[Written instruction] Pull out the lines running from the one with "Give me the" to the one with "import seaborn as sns", inclusive, word for word. Drop any picture.

-.-.-

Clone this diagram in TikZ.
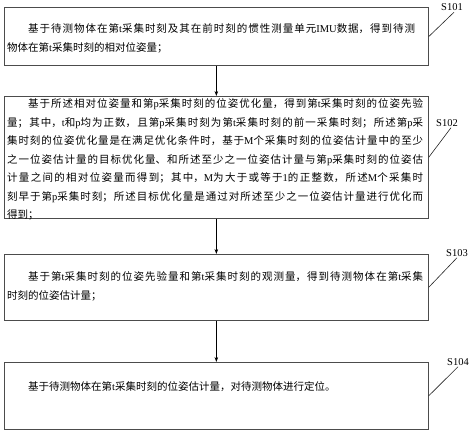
\documentclass[tikz,border=0pt]{standalone}
\usepackage{fontspec}
\setmainfont{Noto Sans CJK SC}
\newfontfamily\lat{Liberation Serif}
\usetikzlibrary{arrows.meta}
\XeTeXlinebreaklocale "zh"
\XeTeXlinebreakskip=0pt plus 1.5pt minus 0.3pt\relax
\tolerance=9999\relax
\newcommand\La[1]{{\lat #1}}
\newcommand\Indent{\hbox to 2em{}}
\tikzset{
  box/.style={draw=black!70, line width=0.7pt, minimum width=424pt, minimum height=#1, inner sep=0pt, anchor=north west},
  txt/.style={anchor=north west, inner sep=0pt, align=justify, text width=#1,
    font=\fontsize{10.5}{18.5}\selectfont},
  steplabel/.style={font=\lat\fontsize{10.5}{12}\selectfont, inner sep=1pt},
  link/.style={line width=0.6pt, black!85},
  flow/.style={line width=0.6pt, -{Stealth[length=5pt,width=3.6pt]}},
}
\begin{document}
\begin{tikzpicture}[x=1pt,y=-1pt]
\useasboundingbox (0,0) rectangle (474,433);
% boxes
\node[box=57.5pt] (b1) at (4,7.5) {};
\node[box=122pt] (b2) at (4,96) {};
\node[box=66pt] (b3) at (4,254) {};
\node[box=67pt] (b4) at (4,362) {};
% texts
\node[txt=408pt] (t1) at (7,23.7) {\Indent 基于待测物体在第\La{t}采集时刻及其在前时刻的惯性测量单元\La{IMU}数据，得到待测\linebreak 物体在第\La{t}采集时刻的相对位姿量；};
\node[txt=416pt] (t2) at (7,98.7) {\Indent 基于所述相对位姿量和第\La{p}采集时刻的位姿优化量，得到第\La{t}采集时刻的位姿先验\linebreak 量；其中，\La{t}和\La{p}均为正数，且第\La{p}采集时刻为第\La{t}采集时刻的前一采集时刻；所述第\La{p}采\linebreak 集时刻的位姿优化量是在满足优化条件时，基于\La{M}个采集时刻的位姿估计量中的至少\linebreak 之一位姿估计量的目标优化量、和所述至少之一位姿估计量与第\La{p}采集时刻的位姿估\linebreak 计量之间的相对位姿量而得到；其中，\La{M}为大于或等于\La{1}的正整数，所述\La{M}个采集时\linebreak 刻早于第\La{p}采集时刻；所述目标优化量是通过对所述至少之一位姿估计量进行优化而\linebreak 得到；};
\node[txt=416pt] (t3) at (7,271.7) {\Indent 基于第\La{t}采集时刻的位姿先验量和第\La{t}采集时刻的观测量，得到待测物体在第\La{t}采集\linebreak 时刻的位姿估计量；};
\node[txt=416pt] (t4) at (7,381.7) {\Indent 基于待测物体在第\La{t}采集时刻的位姿估计量，对待测物体进行定位。};
% step labels
\node[steplabel] (l1) at (452,7.5) {S101};
\node[steplabel] (l2) at (447,123) {S102};
\node[steplabel] (l3) at (457,253) {S103};
\node[steplabel] (l4) at (458,362) {S104};
% arrows
\draw[flow] (b1.south) -- (b2.north);
\draw[flow] (b2.south) -- (b3.north);
\draw[flow] (b3.south) -- (b4.north);
% label leaders
\draw[link] (b1.east) -- ([xshift=2pt]l1.south);
\draw[link] (b2.east) -- ([xshift=4pt]l2.south);
\draw[link] (b3.east) -- (l3.south);
\draw[link] (b4.east) -- (l4.south);
\end{tikzpicture}
\end{document}
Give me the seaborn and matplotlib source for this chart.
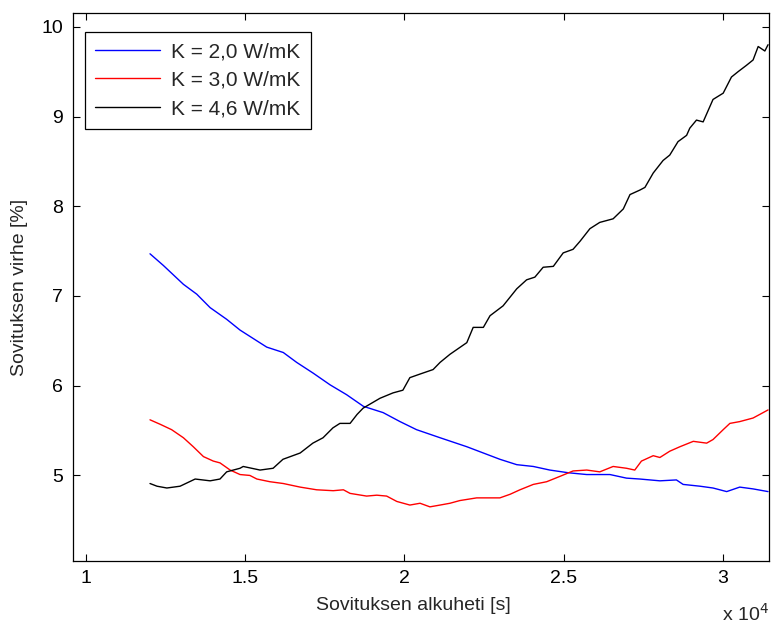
import matplotlib
matplotlib.use("Agg")
import matplotlib.pyplot as plt
from matplotlib.ticker import FuncFormatter
import numpy as np
import pandas as pd
import seaborn as sns

# values (x in seconds, y in %)
x_k20 = [12000, 12420, 13050, 13470, 13890, 14410, 14830, 15360, 15670, 16190,
         16610, 17130, 17660, 18180, 18710, 19330, 19860, 20380, 21120, 21960,
         22480, 23000, 23530, 24050, 24570, 25150, 25730, 26460, 26980, 27400,
         28030, 28550, 28760, 29290, 29700, 30130, 30540, 30960, 31430]
y_k20 = [7.47, 7.34, 7.13, 7.02, 6.87, 6.74, 6.62, 6.50, 6.43, 6.37,
         6.26, 6.14, 6.01, 5.90, 5.77, 5.70, 5.60, 5.51, 5.42, 5.32,
         5.25, 5.18, 5.12, 5.10, 5.06, 5.03, 5.01, 5.01, 4.97, 4.96,
         4.94, 4.95, 4.90, 4.88, 4.86, 4.82, 4.87, 4.85, 4.82]

x_k30 = [12000, 12320, 12680, 13050, 13360, 13680, 13990, 14200, 14520, 14830,
         15140, 15360, 15770, 16190, 16720, 17240, 17760, 18080, 18290, 18810,
         19130, 19440, 19760, 20170, 20490, 20800, 21120, 21430, 21740, 22270,
         22580, 23000, 23320, 23630, 24050, 24470, 24890, 25300, 25730, 26140,
         26560, 26980, 27240, 27450, 27820, 28030, 28340, 28660, 29080, 29500,
         29700, 30020, 30230, 30540, 30960, 31170, 31430]
y_k30 = [5.62, 5.57, 5.51, 5.42, 5.32, 5.21, 5.16, 5.14, 5.06, 5.01,
         5.00, 4.96, 4.93, 4.91, 4.87, 4.84, 4.83, 4.84, 4.80, 4.77,
         4.78, 4.77, 4.71, 4.67, 4.69, 4.65, 4.67, 4.69, 4.72, 4.75,
         4.75, 4.75, 4.79, 4.84, 4.90, 4.93, 4.99, 5.05, 5.06, 5.04,
         5.10, 5.08, 5.06, 5.16, 5.22, 5.20, 5.27, 5.32, 5.38, 5.36,
         5.40, 5.51, 5.58, 5.60, 5.64, 5.68, 5.73]

x_k46 = [12000, 12220, 12530, 12945, 13420, 13890, 14200, 14410, 14830, 14930,
         15460, 15870, 16180, 16720, 17120, 17440, 17750, 17970, 18290, 18510,
         18700, 19230, 19640, 19950, 20170, 20490, 20900, 21120, 21430, 21960,
         22160, 22480, 22690, 23100, 23530, 23840, 24100, 24360, 24680, 24990,
         25300, 25520, 25830, 26140, 26350, 26560, 26880, 27090, 27400, 27560,
         27820, 28130, 28340, 28600, 28870, 28970, 29180, 29390, 29700, 30020,
         30280, 30490, 30750, 30960, 31120, 31330, 31430]
y_k46 = [4.91, 4.88, 4.86, 4.88, 4.96, 4.94, 4.96, 5.04, 5.08, 5.10,
         5.06, 5.08, 5.18, 5.25, 5.36, 5.42, 5.53, 5.58, 5.58, 5.68,
         5.75, 5.86, 5.92, 5.95, 6.09, 6.13, 6.18, 6.26, 6.35, 6.48,
         6.65, 6.65, 6.78, 6.89, 7.08, 7.18, 7.21, 7.32, 7.33, 7.48,
         7.52, 7.61, 7.75, 7.82, 7.84, 7.86, 7.97, 8.13, 8.18, 8.21,
         8.37, 8.51, 8.57, 8.72, 8.79, 8.87, 8.96, 8.94, 9.19, 9.26,
         9.44, 9.50, 9.57, 9.63, 9.78, 9.73, 9.80]

labels = ["K = 2,0 W/mK", "K = 3,0 W/mK", "K = 4,6 W/mK"]
colors = ["#0000ff", "#ff0000", "#000000"]

df = pd.concat([
    pd.DataFrame({"t": x_k20, "err": y_k20, "K": labels[0]}),
    pd.DataFrame({"t": x_k30, "err": y_k30, "K": labels[1]}),
    pd.DataFrame({"t": x_k46, "err": y_k46, "K": labels[2]}),
])

sns.set_theme(style="ticks")
plt.rcParams["font.family"] = ["Liberation Sans", "DejaVu Sans"]

fig = plt.figure(figsize=(7.72, 6.25), dpi=100)
ax = fig.add_axes([0.0946, 0.1029, 0.9015, 0.8758])

sns.lineplot(data=df, x="t", y="err", hue="K", palette=colors,
             estimator=None, sort=False, linewidth=1.0, ax=ax)

ax.set_xlim(9580, 31460)
ax.set_ylim(4.05, 10.15)
ax.set_xticks([10000, 15000, 20000, 25000, 30000])
ax.set_yticks([5, 6, 7, 8, 9, 10])
ax.xaxis.set_major_formatter(FuncFormatter(lambda v, p: "%g" % (v / 1e4)))
ax.tick_params(which="both", direction="in", length=5, width=0.8,
               top=True, right=True, labelsize=14, colors="black", pad=7)
for s in ax.spines.values():
    s.set_visible(True)
    s.set_linewidth(0.9)
    s.set_color("black")

ax.set_xlabel("Sovituksen alkuheti [s]", fontsize=14)
ax.xaxis.set_label_coords(0.489, -0.066)
ax.set_ylabel("Sovituksen virhe [%]", fontsize=14, labelpad=10)
ax.text(1.0, -0.11, r"x 10$^{4}$", transform=ax.transAxes, ha="right",
        va="baseline", fontsize=14)

handles, _ = ax.get_legend_handles_labels()
leg = ax.legend(handles, labels, loc="upper left",
                bbox_to_anchor=(0.0172, 0.966), borderaxespad=0,
                fancybox=False, framealpha=1, edgecolor="black",
                fontsize=15, handlelength=3.1, handletextpad=0.55,
                labelspacing=0.45, borderpad=0.5)
leg.get_frame().set_linewidth(0.9)

fig.savefig("out.png", dpi=100)
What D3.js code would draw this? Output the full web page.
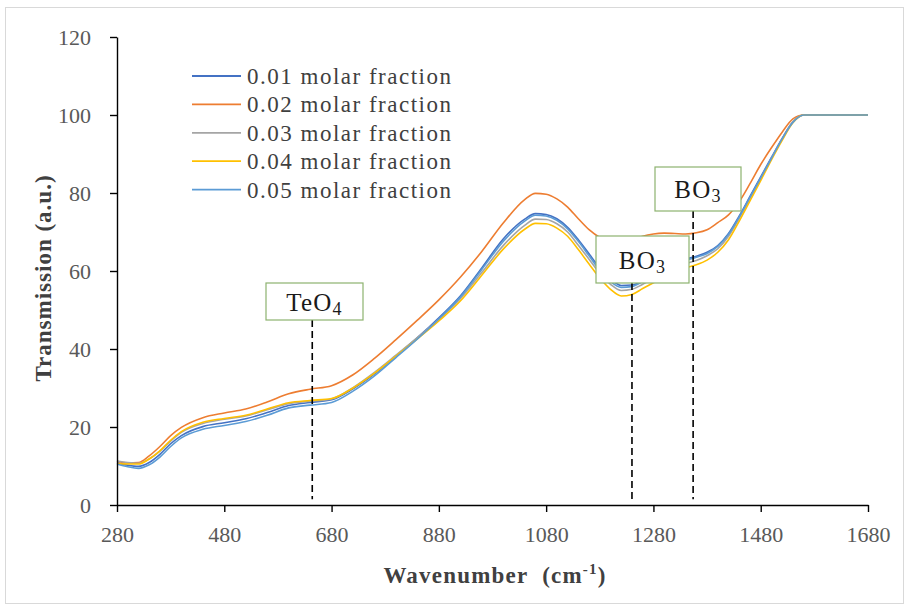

-.-.-

[Response]
Give me the seaborn and matplotlib source for this chart.
import matplotlib
matplotlib.use("Agg")
import matplotlib.pyplot as plt
from matplotlib.ticker import FuncFormatter
import numpy as np
import pandas as pd
import seaborn as sns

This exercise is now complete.